Kenanga Research & Investment

Kenanga Research - On Our Portfolio Carry On Consolidating

kiasutrader
Publish date: Mon, 05 May 2014, 09:48 AM

The local market is expected to continue with its consolidation mode with the benchmark index range-bound technically between 1,840 and 1,880 this week. As we are entering the 1QCY14 reporting season, the upcoming earnings results should give a better picture on the market direction for the next two months before we enter the 2H14. Last week, given the sizeable small caps exposure in our model portfolios, all our three portfolios underperformed the FBMKLCI by 174-405bsp WoW. In spite of this, THEMATIC (+189bsp) and GROWTH (+73bsp) Portfolios continued to outpace the key index on YTD basis while DIVIDEND YIELD Portfolio (-158bsp) remained an underperformer.

Still stuck within the range. Despite the benchmark index holding well last week as opposed to the small caps, the FBMKLCI is likely to continue to trade range-bound this week, given that it failed to break the 1,880-resistance level. The technical support for the barometer index remains at 1,840. The third liners and small caps are likely to face continuous profit-taking activities following the strong rally in the past month. What relief it was to the market as the just concluded FOMC meeting last week came in within market anticipation as Fed will trim its asset purchase by another USD10b to USD45b a month. This should be positive to sentiment in the equity market.

Small caps faced sell down last week, with four counters hitting limit down last Monday. However, the broader market was still holding ground with FBMKLCI raking in a meagre weekly gain of 8.10pts or 0.44% to end the week at 1,869.38. This was mainly driven by DIGI (+3.36%), SIME (+2.26%) and IOICORP (+2.48%). PBBANK (-1.58%) was the biggest loser after it revealed plan to raise funds via a rights issue while other financial heavyweights such as CIMB (-1.19%) and MAYBANK (-0.70%) also topped the losers’ list. On Wall Street, the US stocks generally closed higher on better-than-expected earnings but concerns on the upcoming economy data which will be released this week limited gains.

All portfolios underperformed the market. Given the sizeable small cap exposure in our model portfolios, the current weak sentiment in small cap worked against our portfolios which saw all portfolios retracting two-third to half of their YTD gains last week. GROWTH Portfolio was badly hit with YTD total returns value contracting 3.61% over the week to 3.51% while THEMATIC Portfolio also saw its YTD total returns reduced to 4.67% after a 2.53% decline in fund value over the week. Nonetheless, these portfolios still outperformed the 30-stock index as the latter’s YTD total returns were 2.78%. The DIVIDEND YIELD Portfolio which is relatively conservative with only one small cap exposure posted a lesser drop in fund value of 1.30% WoW, trimming its YTD total returns to only 1.20%.
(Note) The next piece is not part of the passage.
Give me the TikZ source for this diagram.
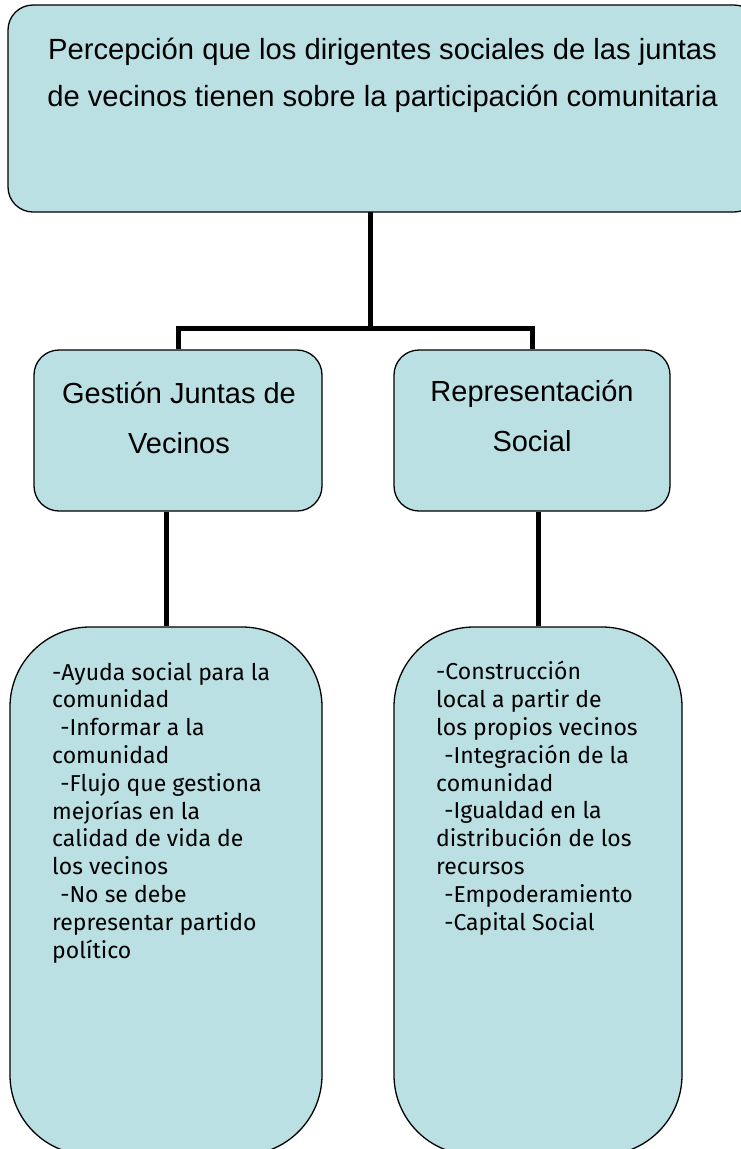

Blamed it on small cap exposure butThe small cap pick – FIBON (-5.10%) – and two alpha stocks – RHBCAP-CR (-10.64%) and REDTONE-WA (-5.94%) – were the main culprits for the underperformance of our model portfolios. FIBON caused a 4.63% WoW decline in invested value for all three portfolios while RHBCAP-CR and REDTONE-WA reduced their investment values by 11.36% and 7.14% WoW in THEMATIC and GROWTH Portfolios, respectively. Although these small caps had limited our gains last week, we still believe a well-balanced exposure between heavyweights and small caps in our portfolios should help to weather the volatile market conditions and maximise returns. We remain optimistic on these investments which promise good returns on the back of excellent prospects.